Many of our support systems seem to be set up as if trust issues are the exception rather than the rule. And if they’re there, it’s part of a pathology, something damaged by unfortunate life events – maybe they’ve been abused or are paranoid or mandated – but it’s seen as an extra complication.
And we generally don’t build our services with the expectation people have had bad experiences with other services. Or with our service. Or with us personally. At the same time we may have signs and barriers and policies in place that signal we don’t trust them.
Yet it’s normal to be unsure of strangers and the advice they offer. Challenges with interpersonal interactions and navigating relationships are common, almost compulsory. Everyone has been hurt by someone, whether from calculated cruelty or oblivious insensitivity. We often doubt, judge and criticise ourselves and others, and fill in the blanks with questions and assumptions. It’s what people do.
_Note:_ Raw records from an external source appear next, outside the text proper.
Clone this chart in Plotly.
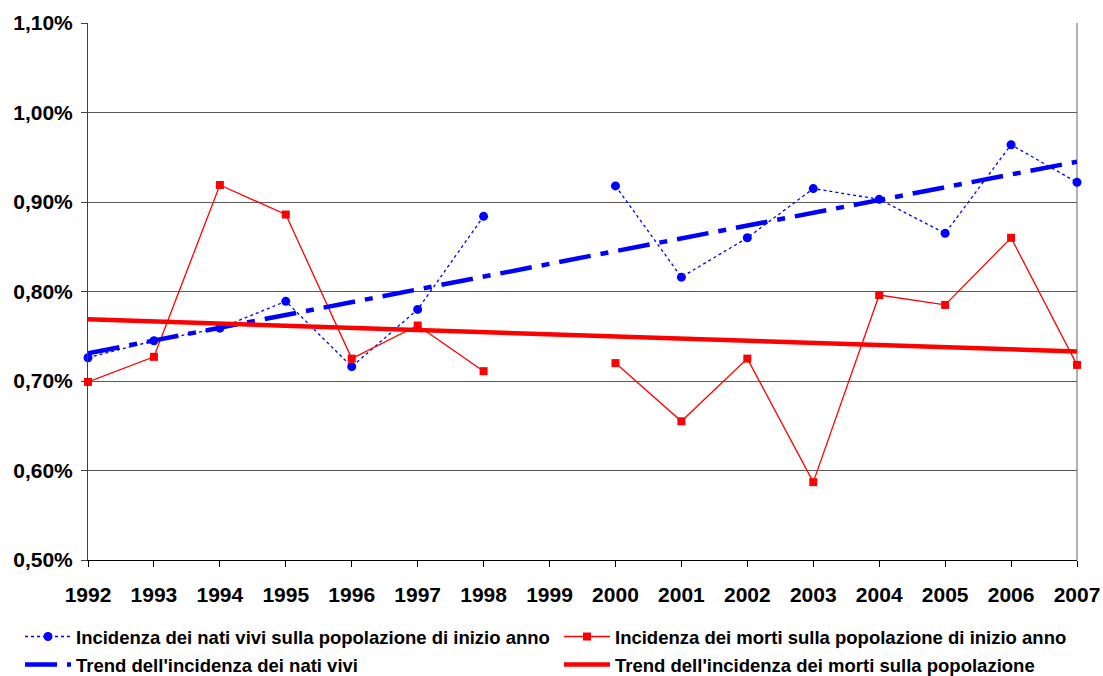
import plotly.graph_objects as go

anni = ["1992", "1993", "1994", "1995", "1996", "1997", "1998", "1999",
        "2000", "2001", "2002", "2003", "2004", "2005", "2006", "2007"]

# values in percent (None = missing)
nati = [0.726, 0.745, 0.759, 0.789, 0.716, 0.780, 0.884, None,
        0.918, 0.816, 0.860, 0.915, 0.903, 0.865, 0.964, 0.922]
morti = [0.699, 0.727, 0.919, 0.886, 0.725, 0.762, 0.711, None,
         0.720, 0.655, 0.725, 0.587, 0.796, 0.785, 0.860, 0.718]

trend_anni = ["1992", "2007"]
trend_nati = [0.731, 0.945]
trend_morti = [0.769, 0.733]

y_ticks = [0.50, 0.60, 0.70, 0.80, 0.90, 1.00, 1.10]

def frac(v):
    return [None if x is None else x / 100 for x in v]

FONT = "Liberation Sans, Arial, sans-serif"

fig = go.Figure()
fig.add_trace(go.Scatter(
    x=anni, y=frac(nati), mode="lines+markers",
    name="<b>Incidenza dei nati vivi sulla popolazione di inizio anno</b>",
    line=dict(color="#0000FF", width=1.3, dash="dot"),
    marker=dict(symbol="circle", size=9, color="#0000FF"),
    connectgaps=False, cliponaxis=False, legend="legend"))
fig.add_trace(go.Scatter(
    x=anni, y=frac(morti), mode="lines+markers",
    name="<b>Incidenza dei morti sulla popolazione di inizio anno</b>",
    line=dict(color="#FF0000", width=1.3),
    marker=dict(symbol="square", size=8, color="#FF0000"),
    connectgaps=False, cliponaxis=False, legend="legend2"))
fig.add_trace(go.Scatter(
    x=trend_anni, y=frac(trend_nati), mode="lines",
    name="<b>Trend dell'incidenza dei nati vivi</b>",
    line=dict(color="#0000FF", width=4.5, dash="32px,10px,8px,10px"),
    legend="legend3"))
fig.add_trace(go.Scatter(
    x=trend_anni, y=frac(trend_morti), mode="lines",
    name="<b>Trend dell'incidenza dei morti sulla popolazione</b>",
    line=dict(color="#FF0000", width=4.5),
    legend="legend4"))

leg_common = dict(orientation="h", xref="container", yref="container",
                  xanchor="left", yanchor="middle",
                  bgcolor="rgba(0,0,0,0)", itemwidth=46,
                  font=dict(family=FONT, size=18.5, color="black"))

fig.update_layout(
    width=1103, height=676,
    margin=dict(l=88, r=26, t=23, b=116, autoexpand=False),
    paper_bgcolor="white", plot_bgcolor="white",
    separators=",.",
    font=dict(family=FONT, color="black"),
    showlegend=True,
    legend=dict(x=20 / 1103, y=1 - 637 / 676, **leg_common),
    legend2=dict(x=559 / 1103, y=1 - 637 / 676, **leg_common),
    legend3=dict(x=20 / 1103, y=1 - 665 / 676, **leg_common),
    legend4=dict(x=559 / 1103, y=1 - 665 / 676, **leg_common),
    xaxis=dict(type="category", categoryorder="array", categoryarray=anni,
               range=[0, len(anni) - 1], showgrid=False, automargin=False,
               showline=True, linecolor="black", linewidth=1,
               ticks="outside", ticklen=6, tickcolor="black",
               ticklabelstandoff=10,
               tickfont=dict(family=FONT, size=21, color="black", weight="bold"),
               mirror=False, zeroline=False, fixedrange=True),
    yaxis=dict(range=[0.005, 0.011], tickvals=[v / 100 for v in y_ticks],
               tickformat=".2%", showgrid=True, gridcolor="#5a5a5a", gridwidth=1,
               showline=True, linecolor="#404040", linewidth=1, automargin=False,
               ticks="outside", ticklen=6, tickcolor="#404040",
               ticklabelstandoff=4,
               tickfont=dict(family=FONT, size=21, color="black", weight="bold"),
               zeroline=False, fixedrange=True),
)

# right border of plot area
fig.add_shape(type="line", xref="paper", yref="paper", x0=1, x1=1, y0=0, y1=1,
              line=dict(color="#999999", width=1.5), layer="below")

fig.write_html("out.html", config={"displayModeBar": False},
               post_script="document.body.style.margin='0';document.body.style.overflow='hidden';")
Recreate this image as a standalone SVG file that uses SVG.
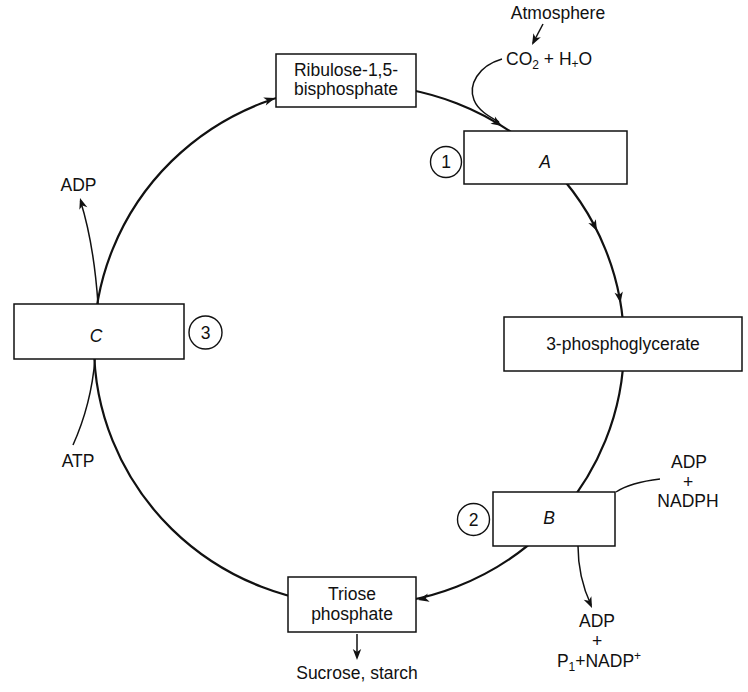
<svg xmlns="http://www.w3.org/2000/svg" width="748" height="692" viewBox="0 0 748 692">
<style>
text{font-family:"Liberation Sans",Arial,sans-serif;font-size:17.5px;fill:#111;text-anchor:middle}
.it{font-style:italic}
.box{fill:#fff;stroke:#111;stroke-width:1.5}
.num{fill:#fff;stroke:#111;stroke-width:1.4}
.ln{fill:none;stroke:#111;stroke-width:1.5}
.cyc{fill:none;stroke:#111;stroke-width:2.2}
.ah{fill:#111}
</style>
<defs>
<path id="ah" d="M0,0 L-11,-4.2 L-8,0 L-11,4.2 Z"/>
</defs>
<g id="connectors">
<ellipse class="cyc" cx="359" cy="345" rx="265" ry="260"/>
<use href="#ah" class="ah" transform="translate(275,98) rotate(-17.9)"/>
<use href="#ah" class="ah" transform="translate(502,126) rotate(32.2)"/>
<use href="#ah" class="ah" transform="translate(597,231) rotate(63.5)"/>
<use href="#ah" class="ah" transform="translate(620.5,303) rotate(80.5)"/>
<use href="#ah" class="ah" transform="translate(418,600) rotate(167.6)"/>
<path class="ln" d="M543,24 L533,43"/>
<use href="#ah" class="ah" transform="translate(532,45) rotate(117.6)"/>
<path class="ln" d="M502,59 C478,66 468,85 474,100 C478,110 488,116 499,122"/>
<path class="ln" d="M98,304 C95,260 88,225 80.5,201"/>
<use href="#ah" class="ah" transform="translate(80,198) rotate(-107.7)"/>
<path class="ln" d="M95,359 C92,395 82,425 73,445"/>
<path class="ln" d="M616,492 C628,484 643,481 660,479"/>
<path class="ln" d="M578,546 C578,570 584,590 591,605"/>
<use href="#ah" class="ah" transform="translate(592,608) rotate(66)"/>
<path class="ln" d="M357,634 L357,657"/>
<use href="#ah" class="ah" transform="translate(357,660) rotate(90)"/>
</g>
<g id="ribulose">
<rect class="box" x="276" y="54" width="140" height="53"/>
<text x="346" y="76">Ribulose-1,5-</text>
<text x="346" y="95">bisphosphate</text>
</g>
<g id="nodeA">
<rect class="box" x="464" y="131" width="163" height="53"/>
<text class="it" x="545" y="168">A</text>
</g>
<g id="step1">
<circle class="num" cx="446" cy="162" r="15.5"/>
<text x="446" y="168">1</text>
</g>
<g id="pga">
<rect class="box" x="504" y="317" width="238" height="54"/>
<text x="623" y="350">3-phosphoglycerate</text>
</g>
<g id="nodeB">
<rect class="box" x="493" y="492" width="122" height="54"/>
<text class="it" x="549" y="524">B</text>
</g>
<g id="step2">
<circle class="num" cx="473.5" cy="519.5" r="16"/>
<text x="473.5" y="525.5">2</text>
</g>
<g id="triose">
<rect class="box" x="288" y="577" width="128" height="55"/>
<text x="352" y="600">Triose</text>
<text x="352" y="620">phosphate</text>
</g>
<g id="nodeC">
<rect class="box" x="14" y="304" width="170" height="55"/>
<text class="it" x="96" y="342">C</text>
</g>
<g id="step3">
<circle class="num" cx="205.5" cy="332.5" r="16.5"/>
<text x="205.5" y="338.5">3</text>
</g>
<g id="labels">
<text x="558" y="19">Atmosphere</text>
<text x="506" y="65" style="text-anchor:start">CO<tspan font-size="12" dy="4">2</tspan><tspan dy="-4"> + H</tspan><tspan font-size="12" dy="3">+</tspan><tspan dy="-3">O</tspan></text>
<text x="78.5" y="191">ADP</text>
<text x="78" y="467">ATP</text>
<text x="689" y="468">ADP</text>
<text x="688" y="488">+</text>
<text x="688" y="507">NADPH</text>
<text x="597" y="627">ADP</text>
<text x="597" y="647">+</text>
<text x="599" y="667">P<tspan font-size="12" dy="4">1</tspan><tspan dy="-4">+NADP</tspan><tspan font-size="12" dy="-7">+</tspan></text>
<text x="357" y="679">Sucrose, starch</text>
</g>
</svg>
What’s more, if our interventions are to be successful we want people to think for themselves and make their own considered decisions because we won’t always be there. And in the scheme of a whole life we rarely are. We also want people to have healthy boundaries out in the real world and that real world includes us.
What if we set up systems with the expectation trust is not a given, and people have every right to be wary of us from the beginning? How would we adapt or adjust our intake and reception, our assessment and triage, our treatment and referrals? When we start from the position that trust is earned, we’re more likely to build in the processes that allow that to happen. For both of us. Trust is, after all, a two way street.